::: Supplied material :::
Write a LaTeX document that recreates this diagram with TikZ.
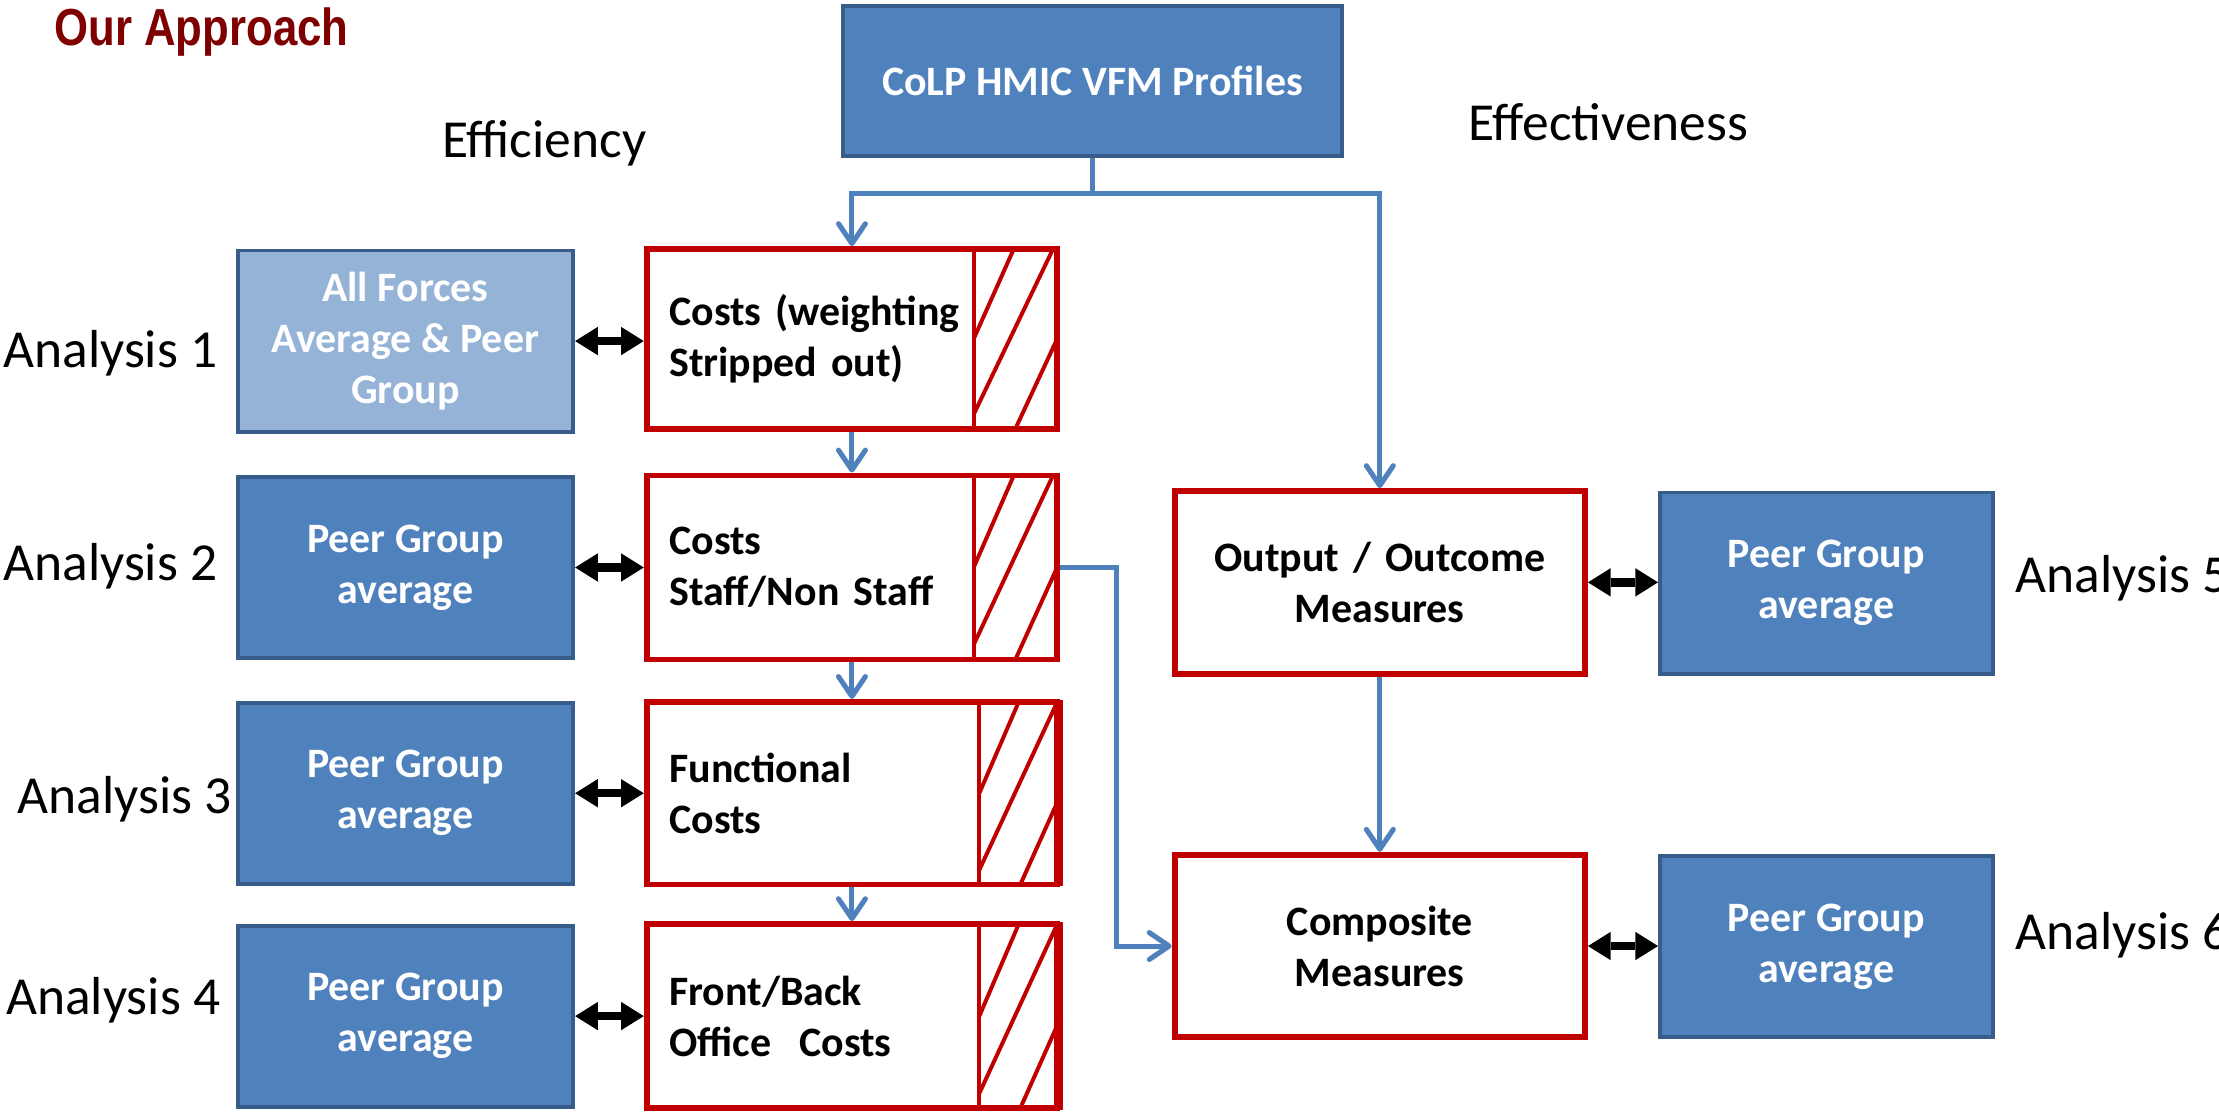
\documentclass[tikz,border=0pt]{standalone}
\usepackage{fontspec}
\setmainfont{Carlito}
\newfontfamily\ttlfont[FakeStretch=0.84]{Liberation Sans}
\usetikzlibrary{arrows.meta}
\definecolor{blueF}{HTML}{4F81BD}
\definecolor{blueD}{HTML}{385D8A}
\definecolor{lightB}{HTML}{95B3D7}
\definecolor{redB}{HTML}{C00000}
\definecolor{titleC}{HTML}{7F0000}
\newcommand\boxfont{\fontsize{14.8pt}{18pt}\selectfont\bfseries}
\newcommand\labfont{\fontsize{18.9pt}{22pt}\selectfont}
\newcommand\hatchstrip[4]{%
  \draw[hatchline] (#1,#3) rectangle (#2,#4);
  \draw[hatchline] ({0.52*#1+0.48*#2},#3) -- (#1,{0.5*#3+0.5*#4});
  \draw[hatchline] ({0.05*#1+0.95*#2},#3) -- (#1,{0.08*#3+0.92*#4});
  \draw[hatchline] (#2,{0.5*#3+0.5*#4}) -- ({0.5*#1+0.5*#2},#4);
}
\begin{document}
\begin{tikzpicture}[x=0.5pt,y=-0.5pt,
  bluebox/.style={draw=blueD, fill=blueF, line width=1.4pt, text=white, font=\boxfont, align=center, inner sep=0pt},
  lightbox/.style={bluebox, fill=lightB},
  redbox/.style={draw=redB, fill=white, line width=2.1pt, font=\boxfont, inner xsep=8pt, inner ysep=0pt,
                 text width=129pt, minimum width=145pt, align=left},
  hatchline/.style={draw=redB, line width=1.4pt},
  lab/.style={anchor=base west, inner sep=0pt, font=\labfont},
  bline/.style={draw=blueF, line width=1.8pt},
  barrow/.style={bline, -{Straight Barb[length=7pt,width=9.5pt,round]}},
  dbl/.style={draw=black, line width=3pt,
              {Triangle[length=8pt,width=10pt,line width=0pt]}-{Triangle[length=8pt,width=10pt,line width=0pt]}}
]
\useasboundingbox (0,0) rectangle (1568,786);

\node[anchor=base west, inner sep=0pt, text=titleC, font=\ttlfont\bfseries\fontsize{18.4pt}{20pt}\selectfont] (title) at (38,32) {Our Approach};

\node[bluebox, minimum width=176pt, minimum height=53pt] (C) at (772,57) {CoLP HMIC VFM Profiles};
\node[lab] (eff) at (312,111) {Efficiency};
\node[lab] (effv) at (1037,99) {Effectiveness};

% left blue boxes
\node[lightbox, minimum width=118.5pt, minimum height=64pt] (B1) at (286.5,241) {All Forces\\Average \& Peer\\Group};
\node[bluebox, minimum width=118.5pt, minimum height=64pt] (B2) at (286.5,401) {Peer Group\\average};
\node[bluebox, minimum width=118.5pt, minimum height=64pt] (B3) at (286.5,560.5) {Peer Group\\average};
\node[bluebox, minimum width=118.5pt, minimum height=64pt] (B4) at (286.5,718) {Peer Group\\average};

% red boxes
\node[redbox, minimum height=63.5pt] (R1) at (602,239.5) {Costs (weighting\\Stripped out)};
\node[redbox, minimum height=65pt] (R2) at (602,401) {Costs\\Staff/Non Staff};
\node[redbox, minimum height=64.5pt] (R3) at (602,560.5) {Functional\\Costs};
\node[redbox, minimum height=65pt] (R4) at (602,718) {Front/Back\\Office~~Costs};
\hatchstrip{688}{747}{176}{303}
\hatchstrip{688}{747}{336}{466}
\hatchstrip{692}{750}{496}{625}
\hatchstrip{692}{750}{653}{783}

% right side
\node[redbox, align=center, minimum height=64.5pt] (O) at (975,411.5) {Output / Outcome\\Measures};
\node[redbox, align=center, minimum height=64.5pt] (M) at (975,668.5) {Composite\\Measures};
\node[bluebox, minimum width=117.5pt, minimum height=64pt] (P5) at (1290.5,412) {Peer Group\\average};
\node[bluebox, minimum width=117.5pt, minimum height=64pt] (P6) at (1290.5,669) {Peer Group\\average};

% labels
\node[lab] (A1) at (2,260) {Analysis 1};
\node[lab] (A2) at (2,410) {Analysis 2};
\node[lab] (A3) at (12,575) {Analysis 3};
\node[lab] (A4) at (4,717) {Analysis 4};
\node[lab] (A5) at (1424,419) {Analysis 5};
\node[lab] (A6) at (1424,671) {Analysis 6};

% connectors
\coordinate (j) at (772,137);
\draw[bline] (C.south) -- (j);
\draw[barrow] (j) -| (R1.north);
\draw[barrow] (j) -| (O.north);
\draw[barrow] (R1.south) -- (R2.north);
\draw[barrow] (R2.south) -- (R3.north);
\draw[barrow] (R3.south) -- (R4.north);
\draw[barrow] (O.south) -- (M.north);
\coordinate (k) at (789,401);
\draw[barrow] (R2.east) -- (k) |- (M.west);

\draw[dbl] (B1.east) -- (B1.east -| R1.west);
\draw[dbl] (B2.east) -- (B2.east -| R2.west);
\draw[dbl] (B3.east) -- (B3.east -| R3.west);
\draw[dbl] (B4.east) -- (B4.east -| R4.west);
\draw[dbl] (O.east) -- (O.east -| P5.west);
\draw[dbl] (M.east) -- (M.east -| P6.west);
\end{tikzpicture}
\end{document}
:::
## Written exercise
Return the material word for word. Pictures are not part of the copy.

## Solved problem
Write a LaTeX document that recreates this diagram with TikZ.
\documentclass[tikz,border=0pt]{standalone}
\usepackage{fontspec}
\setmainfont{Carlito}
\newfontfamily\ttlfont[FakeStretch=0.84]{Liberation Sans}
\usetikzlibrary{arrows.meta}
\definecolor{blueF}{HTML}{4F81BD}
\definecolor{blueD}{HTML}{385D8A}
\definecolor{lightB}{HTML}{95B3D7}
\definecolor{redB}{HTML}{C00000}
\definecolor{titleC}{HTML}{7F0000}
\newcommand\boxfont{\fontsize{14.8pt}{18pt}\selectfont\bfseries}
\newcommand\labfont{\fontsize{18.9pt}{22pt}\selectfont}
\newcommand\hatchstrip[4]{%
  \draw[hatchline] (#1,#3) rectangle (#2,#4);
  \draw[hatchline] ({0.52*#1+0.48*#2},#3) -- (#1,{0.5*#3+0.5*#4});
  \draw[hatchline] ({0.05*#1+0.95*#2},#3) -- (#1,{0.08*#3+0.92*#4});
  \draw[hatchline] (#2,{0.5*#3+0.5*#4}) -- ({0.5*#1+0.5*#2},#4);
}
\begin{document}
\begin{tikzpicture}[x=0.5pt,y=-0.5pt,
  bluebox/.style={draw=blueD, fill=blueF, line width=1.4pt, text=white, font=\boxfont, align=center, inner sep=0pt},
  lightbox/.style={bluebox, fill=lightB},
  redbox/.style={draw=redB, fill=white, line width=2.1pt, font=\boxfont, inner xsep=8pt, inner ysep=0pt,
                 text width=129pt, minimum width=145pt, align=left},
  hatchline/.style={draw=redB, line width=1.4pt},
  lab/.style={anchor=base west, inner sep=0pt, font=\labfont},
  bline/.style={draw=blueF, line width=1.8pt},
  barrow/.style={bline, -{Straight Barb[length=7pt,width=9.5pt,round]}},
  dbl/.style={draw=black, line width=3pt,
              {Triangle[length=8pt,width=10pt,line width=0pt]}-{Triangle[length=8pt,width=10pt,line width=0pt]}}
]
\useasboundingbox (0,0) rectangle (1568,786);

\node[anchor=base west, inner sep=0pt, text=titleC, font=\ttlfont\bfseries\fontsize{18.4pt}{20pt}\selectfont] (title) at (38,32) {Our Approach};

\node[bluebox, minimum width=176pt, minimum height=53pt] (C) at (772,57) {CoLP HMIC VFM Profiles};
\node[lab] (eff) at (312,111) {Efficiency};
\node[lab] (effv) at (1037,99) {Effectiveness};

% left blue boxes
\node[lightbox, minimum width=118.5pt, minimum height=64pt] (B1) at (286.5,241) {All Forces\\Average \& Peer\\Group};
\node[bluebox, minimum width=118.5pt, minimum height=64pt] (B2) at (286.5,401) {Peer Group\\average};
\node[bluebox, minimum width=118.5pt, minimum height=64pt] (B3) at (286.5,560.5) {Peer Group\\average};
\node[bluebox, minimum width=118.5pt, minimum height=64pt] (B4) at (286.5,718) {Peer Group\\average};

% red boxes
\node[redbox, minimum height=63.5pt] (R1) at (602,239.5) {Costs (weighting\\Stripped out)};
\node[redbox, minimum height=65pt] (R2) at (602,401) {Costs\\Staff/Non Staff};
\node[redbox, minimum height=64.5pt] (R3) at (602,560.5) {Functional\\Costs};
\node[redbox, minimum height=65pt] (R4) at (602,718) {Front/Back\\Office~~Costs};
\hatchstrip{688}{747}{176}{303}
\hatchstrip{688}{747}{336}{466}
\hatchstrip{692}{750}{496}{625}
\hatchstrip{692}{750}{653}{783}

% right side
\node[redbox, align=center, minimum height=64.5pt] (O) at (975,411.5) {Output / Outcome\\Measures};
\node[redbox, align=center, minimum height=64.5pt] (M) at (975,668.5) {Composite\\Measures};
\node[bluebox, minimum width=117.5pt, minimum height=64pt] (P5) at (1290.5,412) {Peer Group\\average};
\node[bluebox, minimum width=117.5pt, minimum height=64pt] (P6) at (1290.5,669) {Peer Group\\average};

% labels
\node[lab] (A1) at (2,260) {Analysis 1};
\node[lab] (A2) at (2,410) {Analysis 2};
\node[lab] (A3) at (12,575) {Analysis 3};
\node[lab] (A4) at (4,717) {Analysis 4};
\node[lab] (A5) at (1424,419) {Analysis 5};
\node[lab] (A6) at (1424,671) {Analysis 6};

% connectors
\coordinate (j) at (772,137);
\draw[bline] (C.south) -- (j);
\draw[barrow] (j) -| (R1.north);
\draw[barrow] (j) -| (O.north);
\draw[barrow] (R1.south) -- (R2.north);
\draw[barrow] (R2.south) -- (R3.north);
\draw[barrow] (R3.south) -- (R4.north);
\draw[barrow] (O.south) -- (M.north);
\coordinate (k) at (789,401);
\draw[barrow] (R2.east) -- (k) |- (M.west);

\draw[dbl] (B1.east) -- (B1.east -| R1.west);
\draw[dbl] (B2.east) -- (B2.east -| R2.west);
\draw[dbl] (B3.east) -- (B3.east -| R3.west);
\draw[dbl] (B4.east) -- (B4.east -| R4.west);
\draw[dbl] (O.east) -- (O.east -| P5.west);
\draw[dbl] (M.east) -- (M.east -| P6.west);
\end{tikzpicture}
\end{document}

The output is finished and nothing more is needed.